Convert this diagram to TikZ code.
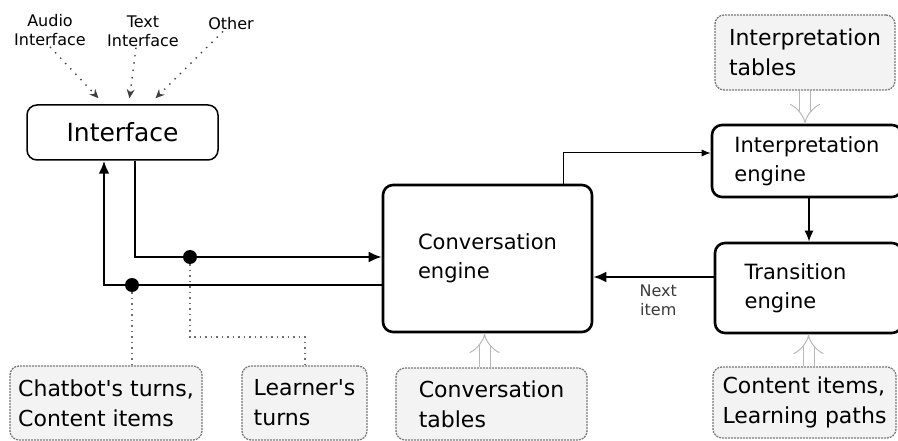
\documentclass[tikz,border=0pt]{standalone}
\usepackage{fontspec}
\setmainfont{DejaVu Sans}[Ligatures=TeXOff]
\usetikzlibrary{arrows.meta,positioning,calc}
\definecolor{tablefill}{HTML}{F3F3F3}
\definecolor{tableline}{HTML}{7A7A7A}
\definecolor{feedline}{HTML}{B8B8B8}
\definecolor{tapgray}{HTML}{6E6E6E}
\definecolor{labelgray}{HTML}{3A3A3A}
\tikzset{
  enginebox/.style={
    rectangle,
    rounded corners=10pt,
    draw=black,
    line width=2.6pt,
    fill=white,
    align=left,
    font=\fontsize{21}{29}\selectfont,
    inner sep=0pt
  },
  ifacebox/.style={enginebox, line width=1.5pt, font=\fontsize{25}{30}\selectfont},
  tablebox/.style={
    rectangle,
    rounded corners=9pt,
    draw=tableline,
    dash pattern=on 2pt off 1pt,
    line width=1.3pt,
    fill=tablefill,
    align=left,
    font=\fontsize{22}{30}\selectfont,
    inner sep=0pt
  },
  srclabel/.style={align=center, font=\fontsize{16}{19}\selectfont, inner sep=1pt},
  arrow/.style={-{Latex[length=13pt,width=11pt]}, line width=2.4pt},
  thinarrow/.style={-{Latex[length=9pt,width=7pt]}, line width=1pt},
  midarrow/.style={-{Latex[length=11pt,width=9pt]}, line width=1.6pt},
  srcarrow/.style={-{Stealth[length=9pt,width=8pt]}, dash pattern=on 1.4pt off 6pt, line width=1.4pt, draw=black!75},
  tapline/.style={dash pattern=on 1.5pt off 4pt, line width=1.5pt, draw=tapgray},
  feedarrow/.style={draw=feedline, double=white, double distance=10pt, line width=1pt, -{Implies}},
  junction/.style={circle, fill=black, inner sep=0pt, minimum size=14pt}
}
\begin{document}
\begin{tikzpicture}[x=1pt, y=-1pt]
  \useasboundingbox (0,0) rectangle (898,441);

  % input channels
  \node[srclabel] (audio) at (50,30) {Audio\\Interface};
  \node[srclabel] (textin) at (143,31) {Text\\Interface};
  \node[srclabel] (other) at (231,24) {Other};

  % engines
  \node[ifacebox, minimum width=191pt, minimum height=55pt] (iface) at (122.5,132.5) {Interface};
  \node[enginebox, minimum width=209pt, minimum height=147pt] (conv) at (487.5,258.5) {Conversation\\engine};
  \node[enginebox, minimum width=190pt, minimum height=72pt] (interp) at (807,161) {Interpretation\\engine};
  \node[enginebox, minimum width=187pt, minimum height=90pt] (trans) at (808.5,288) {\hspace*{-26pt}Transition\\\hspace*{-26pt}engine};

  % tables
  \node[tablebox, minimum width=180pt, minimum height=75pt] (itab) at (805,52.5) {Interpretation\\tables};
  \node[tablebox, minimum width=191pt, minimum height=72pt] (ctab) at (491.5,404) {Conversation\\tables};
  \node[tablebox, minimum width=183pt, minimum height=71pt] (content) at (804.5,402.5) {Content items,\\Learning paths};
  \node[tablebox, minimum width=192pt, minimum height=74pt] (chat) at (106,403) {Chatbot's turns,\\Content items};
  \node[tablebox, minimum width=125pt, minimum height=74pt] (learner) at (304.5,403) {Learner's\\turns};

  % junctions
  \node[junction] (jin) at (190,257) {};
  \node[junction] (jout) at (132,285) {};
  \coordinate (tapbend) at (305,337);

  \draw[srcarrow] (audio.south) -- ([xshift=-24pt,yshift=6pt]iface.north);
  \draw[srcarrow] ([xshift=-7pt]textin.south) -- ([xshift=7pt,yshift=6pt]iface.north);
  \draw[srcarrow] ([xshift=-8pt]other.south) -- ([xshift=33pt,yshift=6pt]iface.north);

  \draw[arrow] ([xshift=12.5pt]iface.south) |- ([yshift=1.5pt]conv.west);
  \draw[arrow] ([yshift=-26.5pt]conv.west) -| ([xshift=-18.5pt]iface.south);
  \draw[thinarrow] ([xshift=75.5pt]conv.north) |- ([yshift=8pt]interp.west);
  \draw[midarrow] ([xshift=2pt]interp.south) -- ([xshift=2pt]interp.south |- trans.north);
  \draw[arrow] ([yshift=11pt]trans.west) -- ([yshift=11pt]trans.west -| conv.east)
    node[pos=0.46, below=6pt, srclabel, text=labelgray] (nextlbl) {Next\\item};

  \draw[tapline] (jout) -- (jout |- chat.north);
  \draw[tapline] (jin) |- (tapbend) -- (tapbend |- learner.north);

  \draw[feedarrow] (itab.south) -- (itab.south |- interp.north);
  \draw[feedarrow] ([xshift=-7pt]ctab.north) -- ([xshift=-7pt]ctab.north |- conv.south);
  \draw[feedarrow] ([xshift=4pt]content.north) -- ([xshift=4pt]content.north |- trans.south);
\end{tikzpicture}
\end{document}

______________________________

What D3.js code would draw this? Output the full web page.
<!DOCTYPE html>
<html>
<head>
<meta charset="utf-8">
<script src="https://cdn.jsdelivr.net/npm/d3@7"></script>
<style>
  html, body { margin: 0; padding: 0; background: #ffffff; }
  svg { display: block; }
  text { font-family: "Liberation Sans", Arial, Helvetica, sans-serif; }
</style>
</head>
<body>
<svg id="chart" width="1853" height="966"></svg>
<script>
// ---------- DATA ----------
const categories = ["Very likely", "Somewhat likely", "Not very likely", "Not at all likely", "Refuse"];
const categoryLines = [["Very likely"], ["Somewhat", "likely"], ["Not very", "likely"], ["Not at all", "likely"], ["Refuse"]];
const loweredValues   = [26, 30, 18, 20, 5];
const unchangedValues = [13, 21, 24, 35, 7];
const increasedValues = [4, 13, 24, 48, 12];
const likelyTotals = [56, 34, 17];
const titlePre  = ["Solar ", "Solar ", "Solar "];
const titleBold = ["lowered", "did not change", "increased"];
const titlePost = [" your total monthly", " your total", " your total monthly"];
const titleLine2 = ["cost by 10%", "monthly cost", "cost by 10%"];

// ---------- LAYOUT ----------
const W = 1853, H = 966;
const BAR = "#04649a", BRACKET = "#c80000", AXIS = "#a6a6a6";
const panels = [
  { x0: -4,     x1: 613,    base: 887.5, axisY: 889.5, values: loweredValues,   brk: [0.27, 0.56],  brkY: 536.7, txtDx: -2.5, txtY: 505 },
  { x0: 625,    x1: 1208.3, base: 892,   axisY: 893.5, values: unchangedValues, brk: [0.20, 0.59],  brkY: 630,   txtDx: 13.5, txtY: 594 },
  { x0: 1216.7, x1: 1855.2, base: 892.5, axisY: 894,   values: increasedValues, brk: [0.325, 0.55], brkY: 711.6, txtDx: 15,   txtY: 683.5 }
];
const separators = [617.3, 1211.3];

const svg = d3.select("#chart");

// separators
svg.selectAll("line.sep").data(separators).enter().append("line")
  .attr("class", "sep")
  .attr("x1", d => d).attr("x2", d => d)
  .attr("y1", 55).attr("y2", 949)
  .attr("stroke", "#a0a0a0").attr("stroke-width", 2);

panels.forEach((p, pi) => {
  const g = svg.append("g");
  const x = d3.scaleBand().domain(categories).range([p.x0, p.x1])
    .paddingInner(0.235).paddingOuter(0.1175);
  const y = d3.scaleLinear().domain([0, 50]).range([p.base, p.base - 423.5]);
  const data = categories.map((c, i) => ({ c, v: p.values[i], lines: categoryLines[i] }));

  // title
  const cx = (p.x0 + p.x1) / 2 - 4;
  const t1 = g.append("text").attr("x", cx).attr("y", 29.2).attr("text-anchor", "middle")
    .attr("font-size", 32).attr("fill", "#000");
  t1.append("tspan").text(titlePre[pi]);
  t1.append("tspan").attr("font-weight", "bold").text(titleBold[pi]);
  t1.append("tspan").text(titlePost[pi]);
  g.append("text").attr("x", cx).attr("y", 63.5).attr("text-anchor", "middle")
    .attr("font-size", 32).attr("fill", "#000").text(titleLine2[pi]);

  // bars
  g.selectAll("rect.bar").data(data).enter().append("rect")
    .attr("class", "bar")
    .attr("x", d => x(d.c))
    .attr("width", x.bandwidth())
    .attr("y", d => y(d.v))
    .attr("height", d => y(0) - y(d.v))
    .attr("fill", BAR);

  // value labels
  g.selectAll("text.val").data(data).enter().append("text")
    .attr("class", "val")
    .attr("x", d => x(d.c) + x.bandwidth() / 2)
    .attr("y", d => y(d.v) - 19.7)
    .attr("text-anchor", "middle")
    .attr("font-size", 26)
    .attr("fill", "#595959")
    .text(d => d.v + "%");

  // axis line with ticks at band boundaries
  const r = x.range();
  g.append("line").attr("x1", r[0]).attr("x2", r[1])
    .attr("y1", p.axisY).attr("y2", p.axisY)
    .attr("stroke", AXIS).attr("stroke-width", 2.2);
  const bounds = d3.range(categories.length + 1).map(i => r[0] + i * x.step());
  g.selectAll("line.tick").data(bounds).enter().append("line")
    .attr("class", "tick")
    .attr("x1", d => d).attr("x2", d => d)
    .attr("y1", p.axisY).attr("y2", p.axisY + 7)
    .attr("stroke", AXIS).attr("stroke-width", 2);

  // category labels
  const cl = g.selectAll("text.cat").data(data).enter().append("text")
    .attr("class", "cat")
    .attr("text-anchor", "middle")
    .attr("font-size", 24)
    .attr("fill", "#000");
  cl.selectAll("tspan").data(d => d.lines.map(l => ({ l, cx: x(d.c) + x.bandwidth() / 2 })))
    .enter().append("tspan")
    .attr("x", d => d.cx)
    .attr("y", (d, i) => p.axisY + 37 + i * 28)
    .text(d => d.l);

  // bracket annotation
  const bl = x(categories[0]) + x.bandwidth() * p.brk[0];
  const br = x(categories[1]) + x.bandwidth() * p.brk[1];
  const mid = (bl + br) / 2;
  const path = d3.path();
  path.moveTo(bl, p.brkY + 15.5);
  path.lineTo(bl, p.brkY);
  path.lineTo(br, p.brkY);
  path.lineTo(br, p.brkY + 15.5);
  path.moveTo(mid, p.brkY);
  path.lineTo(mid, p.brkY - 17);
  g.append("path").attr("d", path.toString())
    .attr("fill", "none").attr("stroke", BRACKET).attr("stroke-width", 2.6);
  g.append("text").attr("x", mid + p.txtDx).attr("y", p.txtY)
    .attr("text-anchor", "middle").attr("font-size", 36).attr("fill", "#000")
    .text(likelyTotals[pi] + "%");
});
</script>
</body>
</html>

______________________________

** Set problem **
Take each line containing the string "code" and copy it out.

** Problem solution **
Convert this diagram to TikZ code.
What D3.js code would draw this? Output the full web page.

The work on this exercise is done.